## Your goal
Leave out the pictures and repeat the data exactly.
——————————
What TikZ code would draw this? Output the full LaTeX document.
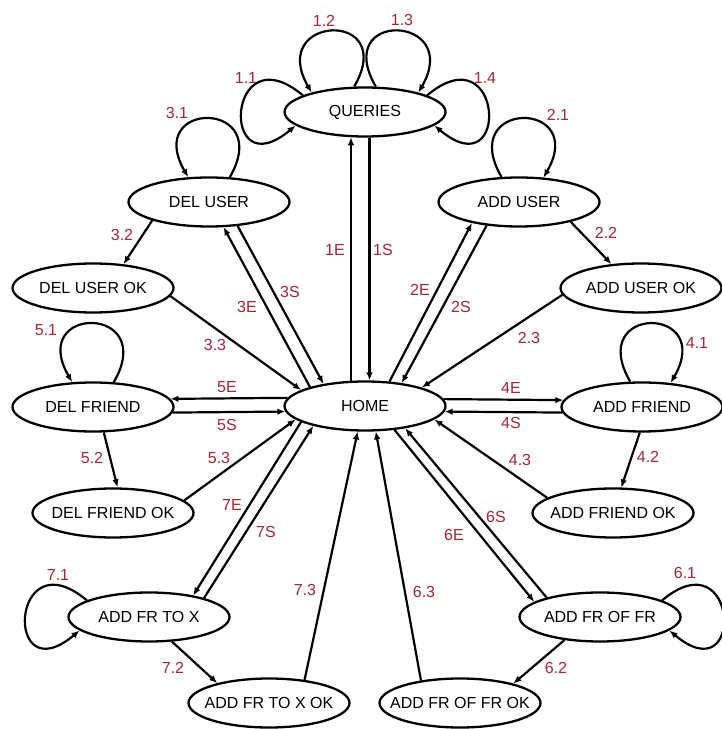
\documentclass[tikz,border=0pt]{standalone}
\usepackage{fontspec}
\setmainfont{Liberation Sans}
\usetikzlibrary{shapes.geometric,arrows.meta}
\definecolor{lblred}{RGB}{160,40,55}
\tikzset{
    state/.style={draw,ellipse,line width=2.3pt,minimum width=161pt,minimum height=49pt,
        inner xsep=-70pt,inner ysep=0pt,font=\fontsize{16}{19}\selectfont},
    lbl/.style={text=lblred,inner sep=0pt,font=\fontsize{16}{19}\selectfont},
    trans/.style={line width=2.2pt,-{Latex[length=8pt,width=6.5pt]}},
}
\begin{document}
\begin{tikzpicture}[x=1pt,y=1pt]
                \useasboundingbox (0,0) rectangle (722,729);
                %% states
                \node[state] (queries) at (365,617) {QUERIES};
                \node[state] (deluser) at (209,527) {DEL USER};
                \node[state] (adduser) at (519,527) {ADD USER};
                \node[state] (deluserok) at (93,441) {DEL USER OK};
                \node[state] (adduserok) at (641,441) {ADD USER OK};
                \node[state] (home) at (365,323) {HOME};
                \node[state] (delfriend) at (93,322) {DEL FRIEND};
                \node[state] (addfriend) at (642,322) {ADD FRIEND};
                \node[state] (delfriendok) at (113,216) {DEL FRIEND OK};
                \node[state] (addfriendok) at (613,216) {ADD FRIEND OK};
                \node[state] (addfrtox) at (149,112) {ADD FR TO X};
                \node[state] (addfroffr) at (600,112) {ADD FR OF FR};
                \node[state] (addfrtoxok) at (269,26) {ADD FR TO X OK};
                \node[state] (addfroffrok) at (460,26) {ADD FR OF FR OK};
                %% transitions
                \foreach \a/\b in {home.119/queries.241, queries.280/home.80,
                    home.45/adduser.204, adduser.216/home.32,
                    home.161/deluser.300, deluser.320/home.152,
                    home.5/addfriend.175, addfriend.184/home.-4,
                    home.174/delfriend.6, delfriend.356/home.184,
                    home.-39/addfroffr.167, addfroffr.160/home.-29,
                    home.194/addfrtox.26, addfrtox.19/home.201,
                    adduser.-21/adduserok.141, adduserok.185/home.18,
                    deluser.198/deluserok.38, deluserok.-6/home.166,
                    addfriend.-95/addfriendok.72, addfriendok.167/home.-11,
                    delfriend.-67/delfriendok.80, delfriendok.10/home.191,
                    addfroffr.213/addfroffrok.20, addfroffrok.150/home.-67,
                    addfrtox.-47/addfrtoxok.159, addfrtoxok.33/home.-106}
                    \draw[trans] (\a) -- (\b);
                %% self loops
                \foreach \a/\o/\i/\d/\b in {queries.165/140/220/100/queries.191,
                    queries.113/60/120/90/queries.160, queries.67/120/60/90/queries.20,
                    queries.15/40/-40/100/queries.-11,
                    deluser.50/60/120/90/deluser.130, adduser.125/120/60/90/adduser.45,
                    delfriend.50/60/120/90/delfriend.130, addfriend.115/120/60/90/addfriend.40,
                    addfrtox.165/140/220/100/addfrtox.191, addfroffr.15/40/-40/100/addfroffr.-11}
                    \draw[trans] (\a) to[out=\o,in=\i,distance=\d pt] (\b);
                %% labels
                \foreach \t/\x/\y [count=\n] in {1.1/246/651, 1.2/324/708, 1.3/402/709, 1.4/485/651,
                    3.1/177/616, 2.1/558/614, 3.2/122/494, 2.2/606/496,
                    1E/335/479, 1S/383/479, 3E/247/422, 3S/290/437, 2E/420/439, 2S/461/422,
                    3.3/215/384, 2.3/529/391, 5.1/46/399, 4.1/697/386,
                    5E/227/342, 5S/227/304, 4E/511/341, 4S/511/306,
                    5.2/92/271, 5.3/219/271, 4.3/520/269, 4.2/648/272,
                    7E/232/224, 7S/266/197, 6S/496/212, 6E/454/194,
                    7.1/58/154, 7.3/305/139, 7.2/173/61, 6.1/685/156, 6.3/424/137, 6.2/556/61}
                    \node[lbl] (lab\n) at (\x,\y) {\t};
            \end{tikzpicture}
\end{document}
——————————
## Response to the exercise
What TikZ code would draw this? Output the full LaTeX document.
\documentclass[tikz,border=0pt]{standalone}
\usepackage{fontspec}
\setmainfont{Liberation Sans}
\usetikzlibrary{shapes.geometric,arrows.meta}
\definecolor{lblred}{RGB}{160,40,55}
\tikzset{
    state/.style={draw,ellipse,line width=2.3pt,minimum width=161pt,minimum height=49pt,
        inner xsep=-70pt,inner ysep=0pt,font=\fontsize{16}{19}\selectfont},
    lbl/.style={text=lblred,inner sep=0pt,font=\fontsize{16}{19}\selectfont},
    trans/.style={line width=2.2pt,-{Latex[length=8pt,width=6.5pt]}},
}
\begin{document}
\begin{tikzpicture}[x=1pt,y=1pt]
                \useasboundingbox (0,0) rectangle (722,729);
                %% states
                \node[state] (queries) at (365,617) {QUERIES};
                \node[state] (deluser) at (209,527) {DEL USER};
                \node[state] (adduser) at (519,527) {ADD USER};
                \node[state] (deluserok) at (93,441) {DEL USER OK};
                \node[state] (adduserok) at (641,441) {ADD USER OK};
                \node[state] (home) at (365,323) {HOME};
                \node[state] (delfriend) at (93,322) {DEL FRIEND};
                \node[state] (addfriend) at (642,322) {ADD FRIEND};
                \node[state] (delfriendok) at (113,216) {DEL FRIEND OK};
                \node[state] (addfriendok) at (613,216) {ADD FRIEND OK};
                \node[state] (addfrtox) at (149,112) {ADD FR TO X};
                \node[state] (addfroffr) at (600,112) {ADD FR OF FR};
                \node[state] (addfrtoxok) at (269,26) {ADD FR TO X OK};
                \node[state] (addfroffrok) at (460,26) {ADD FR OF FR OK};
                %% transitions
                \foreach \a/\b in {home.119/queries.241, queries.280/home.80,
                    home.45/adduser.204, adduser.216/home.32,
                    home.161/deluser.300, deluser.320/home.152,
                    home.5/addfriend.175, addfriend.184/home.-4,
                    home.174/delfriend.6, delfriend.356/home.184,
                    home.-39/addfroffr.167, addfroffr.160/home.-29,
                    home.194/addfrtox.26, addfrtox.19/home.201,
                    adduser.-21/adduserok.141, adduserok.185/home.18,
                    deluser.198/deluserok.38, deluserok.-6/home.166,
                    addfriend.-95/addfriendok.72, addfriendok.167/home.-11,
                    delfriend.-67/delfriendok.80, delfriendok.10/home.191,
                    addfroffr.213/addfroffrok.20, addfroffrok.150/home.-67,
                    addfrtox.-47/addfrtoxok.159, addfrtoxok.33/home.-106}
                    \draw[trans] (\a) -- (\b);
                %% self loops
                \foreach \a/\o/\i/\d/\b in {queries.165/140/220/100/queries.191,
                    queries.113/60/120/90/queries.160, queries.67/120/60/90/queries.20,
                    queries.15/40/-40/100/queries.-11,
                    deluser.50/60/120/90/deluser.130, adduser.125/120/60/90/adduser.45,
                    delfriend.50/60/120/90/delfriend.130, addfriend.115/120/60/90/addfriend.40,
                    addfrtox.165/140/220/100/addfrtox.191, addfroffr.15/40/-40/100/addfroffr.-11}
                    \draw[trans] (\a) to[out=\o,in=\i,distance=\d pt] (\b);
                %% labels
                \foreach \t/\x/\y [count=\n] in {1.1/246/651, 1.2/324/708, 1.3/402/709, 1.4/485/651,
                    3.1/177/616, 2.1/558/614, 3.2/122/494, 2.2/606/496,
                    1E/335/479, 1S/383/479, 3E/247/422, 3S/290/437, 2E/420/439, 2S/461/422,
                    3.3/215/384, 2.3/529/391, 5.1/46/399, 4.1/697/386,
                    5E/227/342, 5S/227/304, 4E/511/341, 4S/511/306,
                    5.2/92/271, 5.3/219/271, 4.3/520/269, 4.2/648/272,
                    7E/232/224, 7S/266/197, 6S/496/212, 6E/454/194,
                    7.1/58/154, 7.3/305/139, 7.2/173/61, 6.1/685/156, 6.3/424/137, 6.2/556/61}
                    \node[lbl] (lab\n) at (\x,\y) {\t};
            \end{tikzpicture}
\end{document}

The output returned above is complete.